A starting structure is defined for MM as a list of atomic Cartesian coordinates and a connectivity table that defines the bonds between the atoms.
Typically the positions of only the heavy atoms are specified by the user and the program adds hydrogens and unshared pairs in standardized locations, to make each atom tetrahedral, trigonal, or linear, as appropriate.
- The force fields defined earlier are applied to the input geometry and a total steric energy (TSE) is calculated.
- The molecular geometry then is altered and the TSE is recomputed; the process is repeated until a minimum TSE is found.
- The method of defining a minimum is crucially important; the second major defect of MM, which it shares with most methods for computing molecular geometry, is a tendency to locate the minimum nearest in potential energy space to the input geometry.
A typical molecular mechanics program determines analytically, by the Newton-Raphson method, ¶E / ¶r and ¶2E / ¶2r for each force field.
- Fully applied, this would lead to a derivative matrix 3n x 3n for a molecule of n atoms.
- In fact, the trivial translation and rotation modes for the whole molecule may be eliminated, leading to a matrix 3n - 6 square.
- The work can be further reduced by what is known as the block diagonalization method, in which only the 3 x 3 matrices attributable to the individual atoms are calculated.
- This technique requires only 9n elements to be calculated, but does result in a loss of information about the nature of the potential surface.
- The PC version of PCModel also offers steepest descent minimization, which is less efficient, but requires calculation of less information.
Once the energy and structure remain constant from iteration to iteration, with the first derivative matrix near zero [how near ?], computation ceases.
- Further evidence that a minimum has been found can be obtained by using the second derivative matrix to compute the normal-mode vibrational frequencies of the molecule.
- Since any distortion of a molecule from the geometry at a stationary point on the potential energy surface will lead to an increase in energy, the computed frequencies will all be positive (real) for a molecule
in such a state.
- If the molecule lies at a first-order saddle point (transition state), one and only one frequency, corresponding to motion along the reaction coordinate, will be negative (imaginary).
- Two or more imaginary frequencies imply location at a maximum.
- Most molecular modeling software of all kinds now provides for the computation of vibrational spectra.

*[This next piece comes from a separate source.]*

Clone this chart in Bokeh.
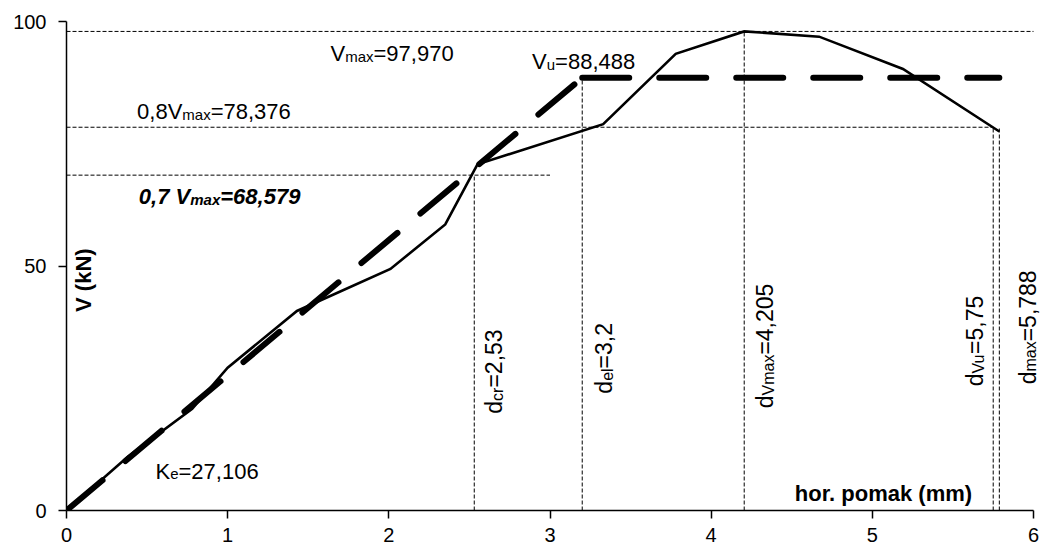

How may one ensure that the potential energy surface has been fully explored, that the minimum that has been found corresponds to the deepest valley, the "true" geometry of the molecule?
- This question is known as the "problem of the global minimum."
- Most approaches to its solution begin as is described above.
- Then some method is used to generate another starting structure, different from the initial one.
- This structure is minimized, and the result is compared to the first minimum.
- This process continues until some criterion establishes the thoroughness of the search of conformation space.
The methods used to generate multiple starting geometries, discussed in an excellent paper comparing them [Saunders, M.; Houk, K. N.; Wu, Y.-D.; Still, W. C.; Lipton, M.; Chang, G.; Guida, W. C., J. Am. Chem. Soc., 1990, 112, 1419], can be divided into two broad categories:
- Deterministic searches that cover conformation space systematically
- Stochastic searches, which use some random element in exploring space.
Representative of the latter method is the Cartesian stochastic search originally described by Saunders [Saunders, M., J. Am. Chem. Soc., 1987, 109, 3150; J. Comput. Chem., 1989, 10, 203; see also, Ferguson, D. M.; Raber, D. J. J. Am. Chem. Soc., 1989, 111, 4371].
- This method operates by applying limited, random increments, or "kicks" to the Cartesian coordinates of the atoms in the initial structure, thus generating a new input;
- Simple checks that atoms remain within bonding distance, etc., are applied, and the structure is reminimized.
Representative of the former is a method described by Still and Lipton [Lipton, M.; Still, W. C. J. Comput. Chem., 1988, 9, 343] that uses a tree-search algorithm to search the torsional angle space of molecules.
- Conformations are generated by selection of a set of possible values for each torsion angle,
- Then all possible combinations of angles are formed, subject to simple conditions regarding ring closure, etc.
PCModel implements a combination of the two methods, called the Metropolis-Monte Carlo technique. It searches randomly over rotatable bonds; this technique also is implemented in Spartan. PCModel also allows the choice of the Cartesian stochastic search. [A short tutorial on using these methods is here].
In the end, we must rely on our knolwdge of molecular structure.
- Is the structure reasonable?
- Are the conformations around all of the rotatable bonds realistic?
- Have large groups been placed unreasonably close to each other?
In short, always try to form an idea of what the answer should look like before carrying out the search. Computation will find no mysterious new forces that you didn't learn about in sophomore organic chemistry.